**GOAL OF THE EXERCISE**. Check each line of the material below for the string "with", then report how many lines have it, and nothing else.

**GIVEN INFORMATION**.
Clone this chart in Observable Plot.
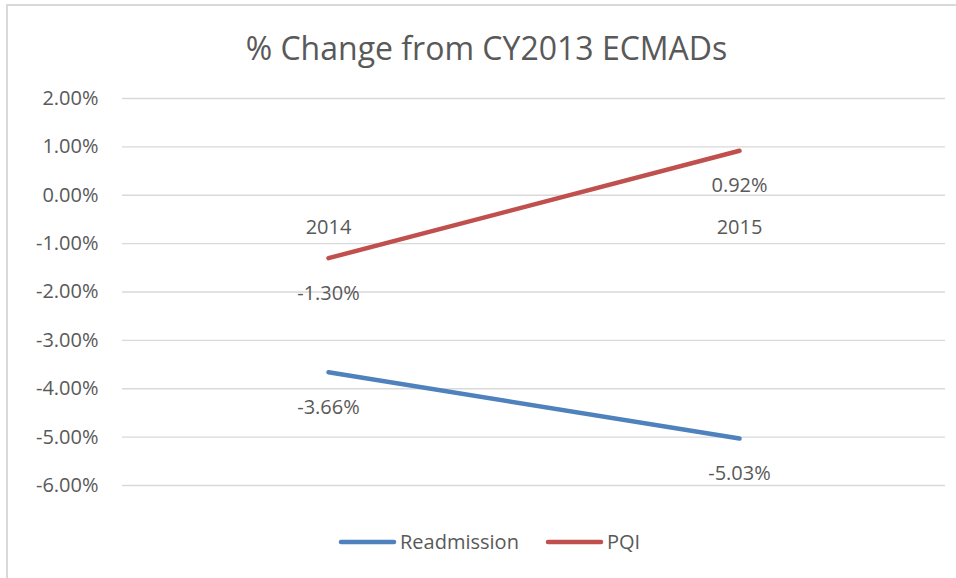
<!DOCTYPE html>
<html>
<head>
<meta charset="utf-8">
<script src="https://cdn.jsdelivr.net/npm/d3@7"></script>
<script src="https://cdn.jsdelivr.net/npm/@observablehq/plot@0.6"></script>
<style>
  html, body { margin: 0; padding: 0; background: #fff; }
  #wrap { position: relative; width: 956px; height: 578px; overflow: hidden; background: #fff; font-family: "Open Sans", sans-serif; color: #595959; }
  #frame { position: absolute; left: 6px; top: 4px; width: 1000px; height: 700px; border-left: 2px solid #D9D9D9; border-top: 2px solid #D9D9D9; box-sizing: border-box; }
  #title { position: absolute; left: 0; width: 973px; top: 26px; text-align: center; font-size: 32px; line-height: 44px; color: #595959; }
  #plot { position: absolute; left: 0; top: 70px; }
  #legend { position: absolute; top: 528px; left: 338px; display: flex; align-items: center; font-size: 20px; line-height: 28px; color: #595959; }
  #legend .item { display: flex; align-items: center; }
  #legend svg { display: block; margin-right: 3px; }
</style>
</head>
<body>
<div id="wrap">
  <div id="frame"></div>
  <div id="title"></div>
  <div id="plot"></div>
  <div id="legend"></div>
</div>
<script>
// ---- data ----
const titleText = "% Change from CY2013 ECMADs";
const years = ["2014", "2015"];
const seriesNames = ["Readmission", "PQI"];
const readmission = [-3.66, -5.03];
const pqi = [-1.30, 0.92];
const yTicks = [2, 1, 0, -1, -2, -3, -4, -5, -6];
const colors = ["#4F81BD", "#C0504D"];

const rows = [];
years.forEach((y, i) => {
  rows.push({year: y, series: seriesNames[0], value: readmission[i]});
  rows.push({year: y, series: seriesNames[1], value: pqi[i]});
});
const fmt = d => d.toFixed(2) + "%";

document.getElementById("title").textContent = titleText;

const chart = Plot.plot({
  width: 956,
  height: 440,
  marginTop: 28,
  marginBottom: 25,
  marginLeft: 122,
  marginRight: 11,
  style: {fontFamily: "Open Sans, sans-serif", fontSize: "20px", color: "#595959", background: "transparent", overflow: "visible"},
  x: {type: "point", domain: years, padding: 0.5, axis: null},
  y: {domain: [-6, 2], axis: null},
  color: {domain: seriesNames, range: colors},
  marks: [
    Plot.gridY(yTicks, {stroke: "#D9D9D9", strokeOpacity: 1, strokeWidth: 1.3}),
    Plot.axisY(yTicks, {tickSize: 0, tickPadding: 24, tickFormat: fmt, label: null, fontSize: 20, fill: "#595959"}),
    Plot.text(years, {x: d => d, y: () => 0, dy: 32, text: d => d, fill: "#595959", fontSize: 20}),
    Plot.line(rows, {x: "year", y: "value", z: "series", stroke: "series", strokeWidth: 4.5, strokeLinecap: "round", strokeLinejoin: "round"}),
    Plot.text(rows, {x: "year", y: "value", dy: 35, text: d => fmt(d.value), fill: "#595959", fontSize: 20})
  ]
});
document.getElementById("plot").appendChild(chart);

// legend
const legend = document.getElementById("legend");
seriesNames.forEach((name, i) => {
  const item = document.createElement("div");
  item.className = "item";
  if (i > 0) item.style.marginLeft = "26px";
  item.innerHTML = `<svg width="59" height="10"><line x1="3" y1="5" x2="56" y2="5" stroke="${colors[i]}" stroke-width="4.5" stroke-linecap="round"/></svg><span>${name}</span>`;
  legend.appendChild(item);
});
</script>
</body>
</html>
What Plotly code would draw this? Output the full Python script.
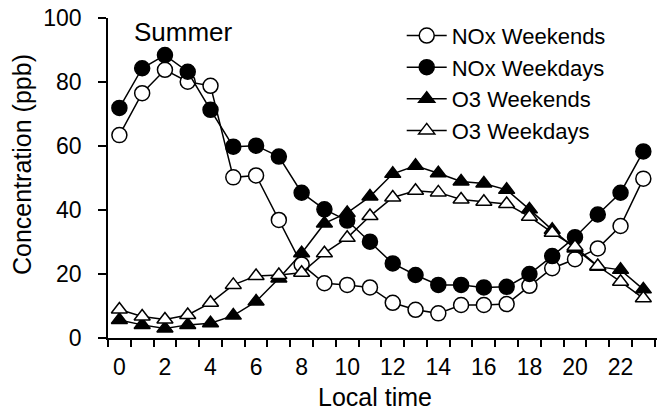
import plotly.graph_objects as go

hours = list(range(24))
x_tick_vals = list(range(0, 24, 2))
y_tick_vals = [0, 20, 40, 60, 80, 100]

nox_weekends = [63.4, 76.5, 83.8, 80.1, 78.8, 50.2, 50.8, 36.9, 23.0, 17.1, 16.6, 15.8,
                11.0, 8.8, 7.7, 10.3, 10.3, 10.6, 16.3, 21.8, 24.6, 28.0, 35.0, 49.8]
nox_weekdays = [71.9, 84.3, 88.4, 83.2, 71.3, 59.8, 60.1, 56.7, 45.4, 40.2, 36.7, 30.1,
                23.3, 19.7, 16.6, 16.6, 15.8, 16.0, 20.0, 25.6, 31.5, 38.6, 45.4, 58.3]
o3_weekends = [5.6, 4.1, 3.0, 4.1, 4.6, 7.0, 11.4, 18.6, 26.5, 35.8, 39.1, 44.2,
               51.3, 53.8, 51.5, 48.9, 48.3, 46.3, 40.2, 33.8, 28.0, 22.3, 21.3, 15.2]
o3_weekdays = [8.9, 6.7, 5.8, 7.2, 11.0, 16.6, 19.4, 19.7, 20.4, 26.5, 31.3, 38.1,
               43.9, 46.0, 45.5, 43.3, 42.6, 41.9, 37.9, 32.9, 28.5, 22.5, 17.6, 12.4]

series = [
    ("NOx Weekends", nox_weekends, "circle-open"),
    ("NOx Weekdays", nox_weekdays, "circle"),
    ("O3 Weekends", o3_weekends, "triangle-up"),
    ("O3 Weekdays", o3_weekdays, "triangle-up-open"),
]

fig = go.Figure()
for name, vals, sym in series:
    filled = "open" not in sym
    fig.add_trace(go.Scatter(
        x=hours, y=vals, name=name, mode="lines+markers",
        line=dict(color="black", width=1.5),
        marker=dict(symbol=sym.replace("-open", ""), size=15 if "circle" in sym else 14,
                    color="black" if filled else "white",
                    line=dict(color="black", width=1.5)),
    ))

font_family = "Liberation Sans, Arial, sans-serif"
fig.update_layout(
    width=659, height=414,
    margin=dict(l=108, r=2, t=18, b=76),
    paper_bgcolor="white", plot_bgcolor="white",
    font=dict(family=font_family, color="black", size=22),
    showlegend=True,
    legend=dict(x=0.535, y=1.01, xanchor="left", yanchor="top",
                font=dict(size=22), bgcolor="rgba(0,0,0,0)",
                itemwidth=40, tracegroupgap=0),
    xaxis=dict(range=[-0.5, 23.6], tickvals=x_tick_vals, ticks="",
               showline=True, linecolor="black", linewidth=1.5,
               showgrid=False, zeroline=False,
               ticklabelstandoff=8,
               minor=dict(ticks="outside", tick0=-0.5, dtick=1, ticklen=7,
                          tickcolor="black", tickwidth=1.5, showgrid=False),
               tickfont=dict(size=23)),
    yaxis=dict(range=[0, 100], tickvals=y_tick_vals, ticks="outside", ticklen=8,
               tickwidth=1.5, tickcolor="black",
               showline=True, linecolor="black", linewidth=1.5,
               showgrid=False, zeroline=False, ticklabelstandoff=12,
               tickfont=dict(size=23)),
    annotations=[
        dict(text="Summer", xref="paper", yref="paper", x=0.043, y=0.955,
             xanchor="left", yanchor="middle", showarrow=False,
             font=dict(size=26)),
        dict(text="Local time", xref="paper", yref="paper", x=(375 - 108) / 549,
             y=-(397 - 338) / 320, xanchor="center", yanchor="middle",
             showarrow=False, font=dict(size=25)),
        dict(text="Concentration (ppb)", xref="paper", yref="paper",
             x=-(108 - 22) / 549, y=(338 - 165) / 320, xanchor="center",
             yanchor="middle", textangle=-90, showarrow=False,
             font=dict(size=25)),
    ],
)

fig.write_html("out.html")
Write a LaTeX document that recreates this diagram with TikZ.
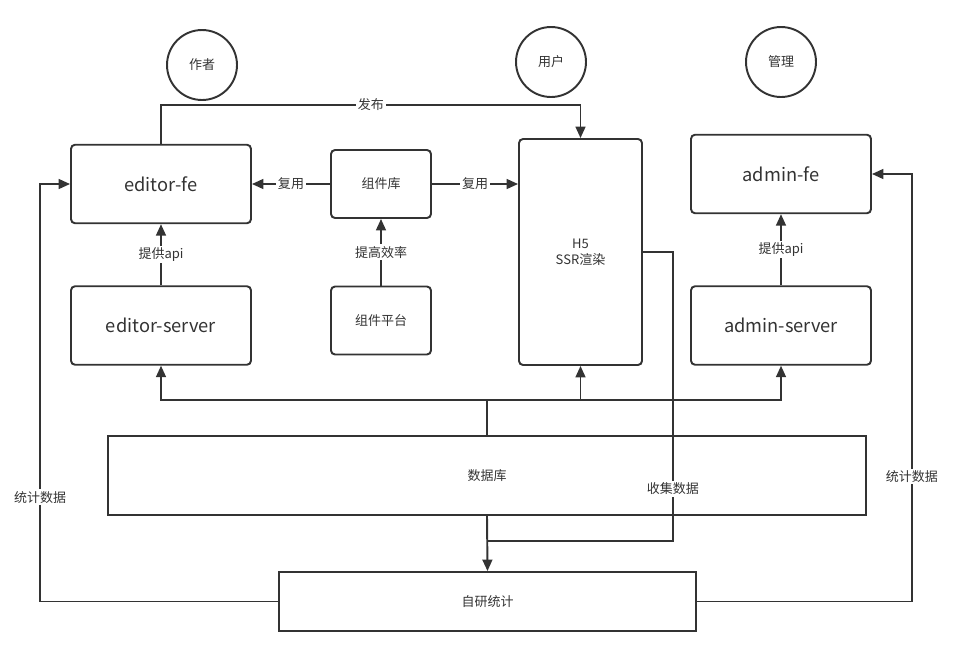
\documentclass[tikz,border=0pt]{standalone}
\usepackage{fontspec}
\setmainfont{Noto Sans CJK SC}
\usepackage{xcolor}
\usetikzlibrary{arrows.meta}
\definecolor{ink}{HTML}{333333}

\begin{document}
\begin{tikzpicture}[x=0.02cm,y=-0.02cm,line width=1.1pt,color=ink,
  small/.style={font=\fontsize{7.4}{9}\selectfont},
  role/.style={draw,circle,minimum size=1.4cm,small},
  svc/.style={draw,rounded corners=0.08cm,minimum width=3.6cm,minimum height=1.57cm,font=\fontsize{10.4}{12}\selectfont},
  part/.style={draw,rounded corners=0.08cm,minimum width=2cm,minimum height=1.36cm,small},
  plain/.style={draw,minimum height=1.58cm,small},
  lbl/.style={fill=white,inner sep=1pt,small},
  arr/.style={-{Triangle[length=6.5pt,width=5.6pt]}}]

\useasboundingbox (0,0) rectangle (953,656);

% Roles
\node[role] (author) at (202,65) {作者};
\node[role] (user) at (551,62) {用户};
\node[role] (admin) at (781,62) {管理};

% Front ends and servers
\node[svc] (efe) at (161,184) {editor-fe};
\node[svc] (es) at (161,325.5) {editor-server};
\node[svc] (afe) at (781,174) {admin-fe};
\node[svc] (as) at (781,325.5) {admin-server};

% Components
\node[part] (lib) at (381,184) {组件库};
\node[part] (plat) at (381,320.5) {组件平台};
\node[draw,rounded corners=0.08cm,minimum width=2.46cm,minimum height=4.52cm,small,align=center]
  (h5) at (580.5,252) {H5\\SSR渲染};

% Storage and statistics
\node[plain,minimum width=15.16cm] (db) at (487,475.5) {数据库};
\node[plain,minimum width=8.34cm,minimum height=1.18cm] (stat) at (487.5,601.5) {自研统计};

% Publish and reuse
\draw[arr] (efe.north) -- ++(0,-39) -| node[lbl,pos=0.25] {发布} (h5.north);
\draw[arr] (lib.west) -- node[lbl] {复用} (efe.east);
\draw[arr] (lib.east) -- node[lbl] {复用} (lib.east -| h5.west);
\draw[arr] (plat.north) -- node[lbl] {提高效率} (lib.south);
\draw[arr] (es.north) -- node[lbl] {提供api} (efe.south);
\draw[arr] (as.north) -- node[lbl] {提供api} (afe.south);

% Database feeds the servers
\draw (db.north) -- ++(0,-35) coordinate (bus);
\draw[arr] (bus) -| (es.south);
\draw[arr] (bus) -| (h5.south);
\draw[arr] (bus) -| (as.south);
\draw[arr] (db.south) -- (stat.north);

% Collected data
\draw (h5.east) -- ++(30,0) |- node[lbl,pos=0.41] {收集数据} (db.south |- 0,541);

% Statistics back to the front ends
\draw[arr] (stat.west) -- ++(-238,0) |- node[lbl,pos=0.125] {统计数据} (efe.west);
\draw[arr] (stat.east) -- ++(215,0) |- node[lbl,pos=0.146] {统计数据} (afe.east);

\end{tikzpicture}
\end{document}
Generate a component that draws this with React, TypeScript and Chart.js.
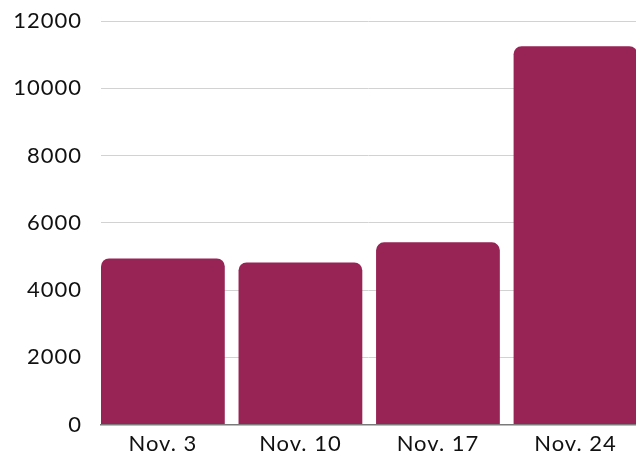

**THE ANSWER**. 2